Special to the NNPA from the AFRO-American Newspaper –
On May 3rd, the Joint Center for Political and Economic Studies recognized U.S. Rep. John Lewis (D-GA) with the 2011 Louis E. Martin Great American Award. The Joint Center’s highest honor was given to Lewis for his decades of service as an advocate of civil and human rights and for strengthening the American community.
Lewis received the award at the Joint Center's annual Gala Dinner at the Mandarin Oriental Hotel in Washington, D.C. The event drew more than 500 people including government officials, members of Congress and business, and civic and community pioneers from across the nation.
For more than 50 years, the group noted, Lewis has been a pioneering community and political leader and civil rights advocate.
The presentation was given on the eve of the 50th anniversary of the day the first Freedom Riders left Washington by bus on a trip to the south to exercise their right to interstate travel and to fight laws that enforced segregation. Lewis was among the first riders and was severely beaten during the event.
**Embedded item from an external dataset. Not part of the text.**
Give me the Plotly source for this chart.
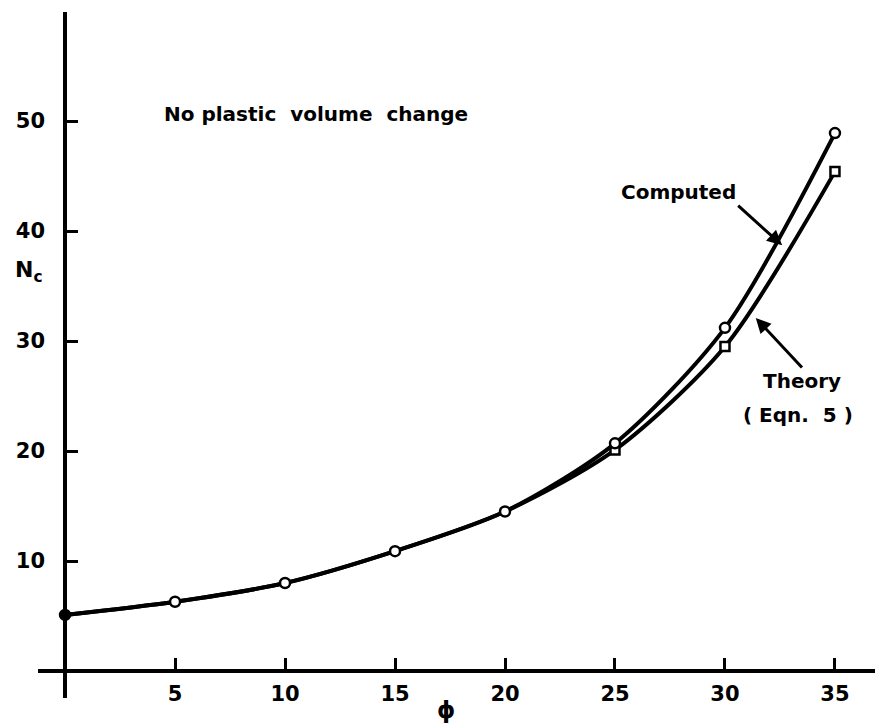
import plotly.graph_objects as go

# Bearing capacity factor Nc against friction angle phi
phi = [0, 5, 10, 15, 20, 25, 30, 35]
nc_computed = [5.1, 6.3, 8.0, 10.9, 14.5, 20.7, 31.2, 48.9]
nc_theory = [5.1, 6.3, 8.0, 10.9, 14.5, 20.1, 29.5, 45.4]

x_ticks = [5, 10, 15, 20, 25, 30, 35]
y_ticks = [10, 20, 30, 40, 50]

x_range = [-1.23, 36.82]
y_range = [-2.45, 59.91]

FONT = "DejaVu Sans"
INK = "black"

fig = go.Figure()

# theory squares only where the two series part company
theory_opacity = [0 if t == c else 1 for t, c in zip(nc_theory, nc_computed)]
fig.add_trace(go.Scatter(
    x=phi, y=nc_theory, mode="lines+markers", name="Theory",
    line=dict(color=INK, width=4, shape="spline", smoothing=0.8),
    marker=dict(symbol="square", size=9, color="white", opacity=theory_opacity,
                line=dict(color=INK, width=2.5)),
))

computed_fill = ["black"] + ["white"] * (len(phi) - 1)
fig.add_trace(go.Scatter(
    x=phi, y=nc_computed, mode="lines+markers", name="Computed",
    line=dict(color=INK, width=4, shape="spline", smoothing=0.8),
    marker=dict(symbol="circle", size=10, color=computed_fill,
                line=dict(color=INK, width=2.5)),
))

tick_font = dict(family=FONT, size=21, color=INK, weight="bold")

fig.update_xaxes(
    range=x_range, anchor="free",
    position=-y_range[0] / (y_range[1] - y_range[0]),
    showline=True, linecolor=INK, linewidth=3.5,
    showgrid=False, zeroline=False,
    tickmode="array", tickvals=x_ticks, ticktext=[str(v) for v in x_ticks],
    ticks="inside", ticklen=11, tickwidth=2.5, tickcolor=INK,
    tickfont=tick_font, ticklabelstandoff=3,
)
fig.update_yaxes(
    range=y_range, anchor="free",
    position=-x_range[0] / (x_range[1] - x_range[0]),
    showline=True, linecolor=INK, linewidth=3.5,
    showgrid=False, zeroline=False,
    tickmode="array", tickvals=y_ticks, ticktext=[str(v) for v in y_ticks],
    ticks="inside", ticklen=11, tickwidth=2.5, tickcolor=INK,
    tickfont=tick_font, ticklabelstandoff=14,
)

label_font = dict(family=FONT, size=20, color=INK, weight="bold")

annotations = [
    dict(x=0.148, y=0.851, xref="paper", yref="paper", text="No plastic  volume  change",
         showarrow=False, xanchor="left", yanchor="middle", font=label_font),
    dict(x=-0.030, y=0.622, xref="paper", yref="paper", text="N<sub>c</sub>",
         showarrow=False, xanchor="left", yanchor="middle",
         font=dict(family=FONT, size=22, color=INK, weight="bold")),
    dict(x=0.488, y=-0.018, xref="paper", yref="paper", text="ϕ",
         showarrow=False, xanchor="center", yanchor="middle",
         font=dict(family=FONT, size=23, color=INK, weight="bold")),
    # labels with pointer arrows onto the curves
    dict(x=32.6, y=38.7, ax=30.6, ay=42.3, axref="x", ayref="y", text="Computed",
         xanchor="right", yanchor="bottom", font=label_font,
         showarrow=True, arrowhead=2, arrowsize=1, arrowwidth=3, arrowcolor=INK),
    dict(x=31.4, y=32.1, ax=33.5, ay=27.6, axref="x", ayref="y", text="Theory",
         xanchor="center", yanchor="top", font=label_font,
         showarrow=True, arrowhead=2, arrowsize=1, arrowwidth=3, arrowcolor=INK),
    dict(x=33.3, y=23.3, text="( Eqn.  5 )", showarrow=False,
         xanchor="center", yanchor="middle", font=label_font),
]

fig.update_layout(
    width=875, height=723,
    margin=dict(l=38, r=0, t=12, b=25),
    paper_bgcolor="white", plot_bgcolor="white",
    showlegend=False,
    annotations=annotations,
)

fig.write_html("out.html")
“Congressman Lewis continues to lead by his example, working for racial harmony and inspiring all Americans to make the most of their right to engage in the process of shaping our nation's future,” Joint Center President and CEO Ralph B. Everett said at the event, according to a press release.
Lewis reflected on the turbulent events at the gala, and said that the first violent encounter occurred in Rock Hill, S.C., where he and his co-riders attempted to enter a bus station waiting room that was reserved for Whites. But, he explained that one of the men who beat him came to his office and apologized to him two years ago. Lewis added that while times have definitely changed, America still has work to do.
“Some people ask me these days whether the election of President Obama is the fulfillment of Dr. King's dream,” the congressman said at the event, according to a press release. “I’m quick to say ‘no.’ It’s just a major down payment. There are still too many people in America that are left behind.”
The award, named after celebrated journalist, presidential advisor, and co-founder of the Joint Center Louis E. Martin, is given to individuals who epitomize King's dream for justice, compassion, and racial unification.
Past recipients of the award include former presidents Jimmy Carter and William J. Clinton, Muhammad Ali, the Rev. Jesse Jackson, and civil rights icon Dr. Dorothy I. Height.
Founded in 1970, the Joint Center is one of the nation's leading research and public policy institutions and the sole one whose work focuses on African Americans and other people of color.